If the designers were going for simplicity and versatility, they nailed it. Much sleeker than a standard work boot, but still enough room in the toe box for thick socks. The kind of boot you could wear with beat up chinos and an old favorite sweater, or dressed up denim, an OCBD, and a casual sportcoat. The soles are grippy Dainite rubber, with subtle studs that don’t jut out too far. That keeps from mucking up the shape.
Goodyear welted, Dainite sole with subtle studs for grip.
Uppers are one of three shades of Horween’s Chromexcel leather, and good gracious the hues and slight changes in different light are something. No extra stitching or perforations here. Just a lot of good looking leather. The one design flourish, if you can even call it that, is a super soft, suede tongue. Subtle.
Fit seems true as well. A 10.5D fit my normally 10.5D feet terrific right out of the box. No slipping about or pinching in any places. Break in time should be minimal and a breeze.
Horween’s brown chromexcel leather. Also available in black, and a leaning tan “natural.”
There are two, minor complaints though. First… there’s no sign of the contrasting laces, as shown on the Allen Edmonds website. These shipped with a pair of dark brown laces. Not a big deal. We’re talking laces here. But if you were initially attracted, in part, to the contrast between the deep brown of the leather and those tan laces, you might be wondering what’s up upon arrival.
And second, as good as the leather’s color looks, this particular pair showed up with a couple of noticeable dings and dents to the uppers. Don’t get me wrong. Glass smooth, totally uniform leather (that’s not Cordovan) is suspicious. And look, they’re boots. Even great looking, pretty pricey, heritage style boots should get put through their paces by the wearer. But it was just a bit strange to pull them out of the box and see (and feel) a few dents. That hasn’t happened to me with previous Horween leather shoe purchases. Some would live with it, some would send them back for an exchange or return.

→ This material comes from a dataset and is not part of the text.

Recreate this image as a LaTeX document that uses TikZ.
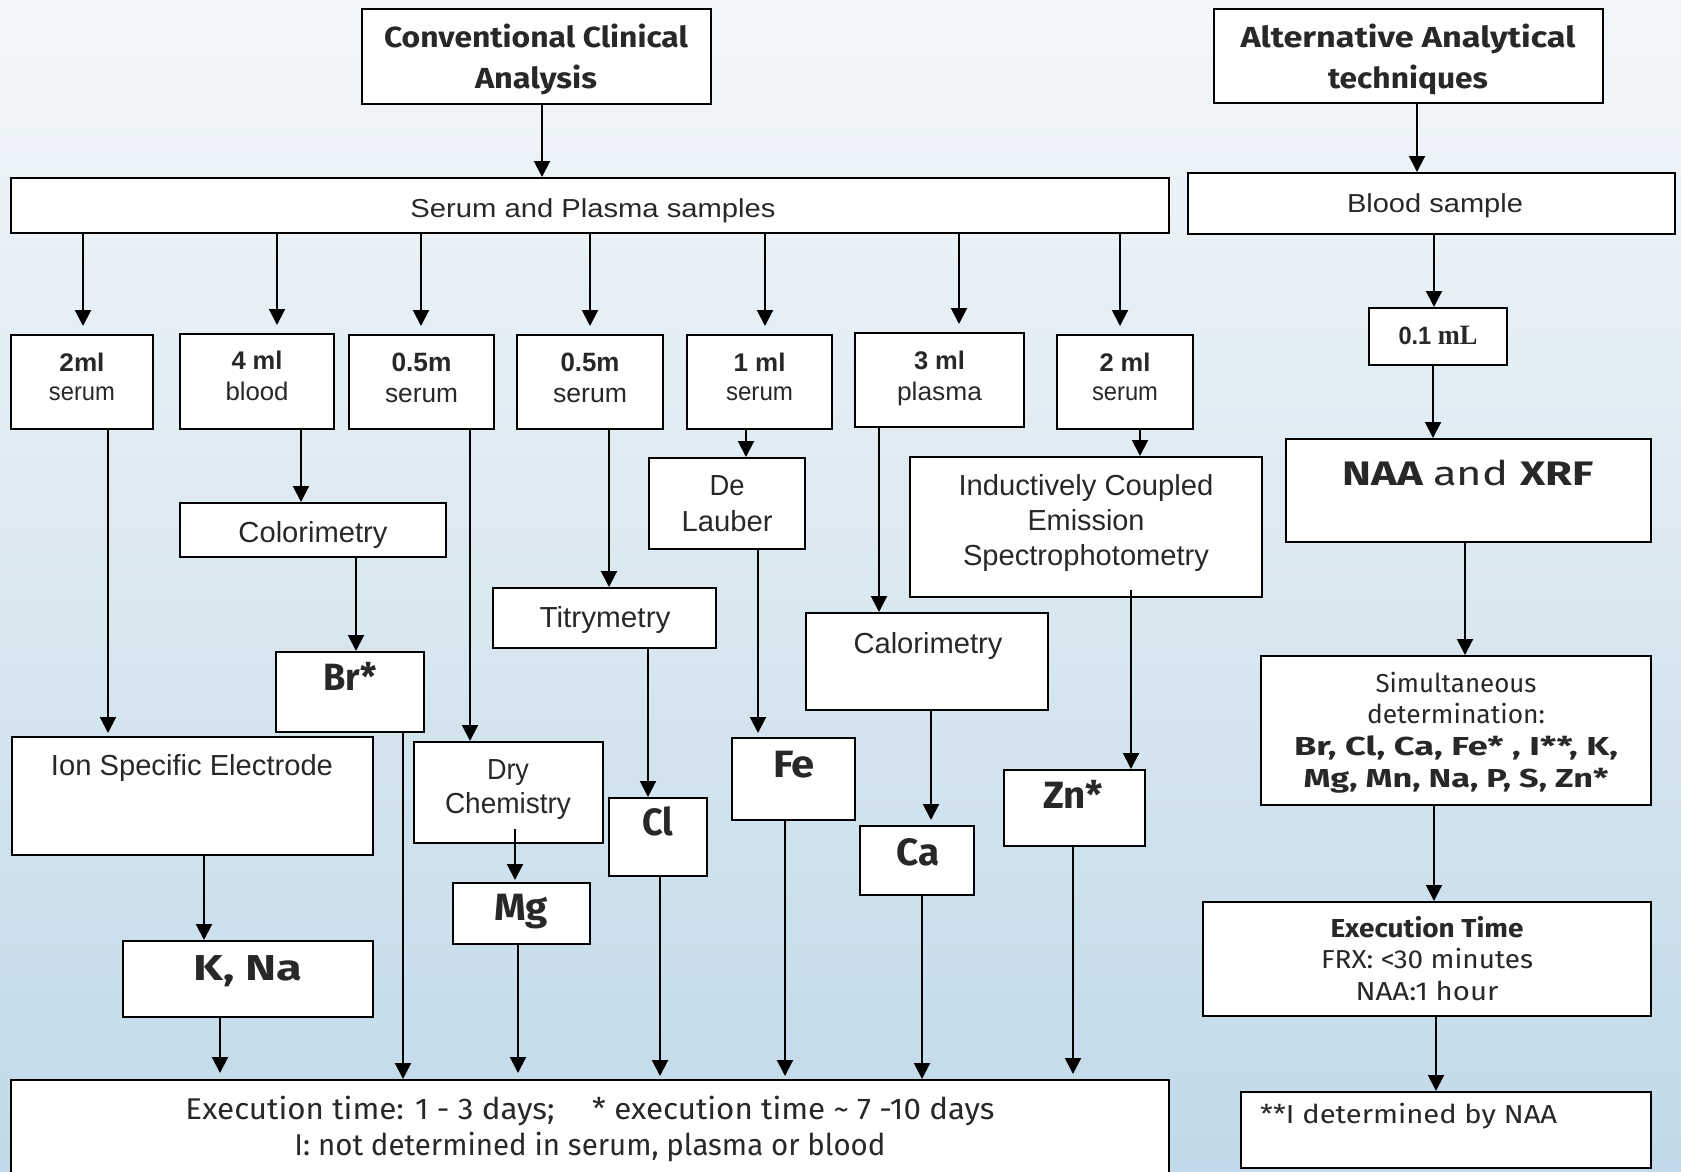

Some imperfections at the toe and back right heel area.
But overall? They’re a win for Allen Edmonds. And a big win. That distinct lack of “clunk” through the toe, the devotion to a plain Jane look, and the use of Horween’s CXL should sway a lot of guys to whip out the wallet. Keep an eye out for a sale and/or seconds and you could get a high quality, hugely versatile, American Made boot with a desirable sole, for much less than, say, an Alden Indy.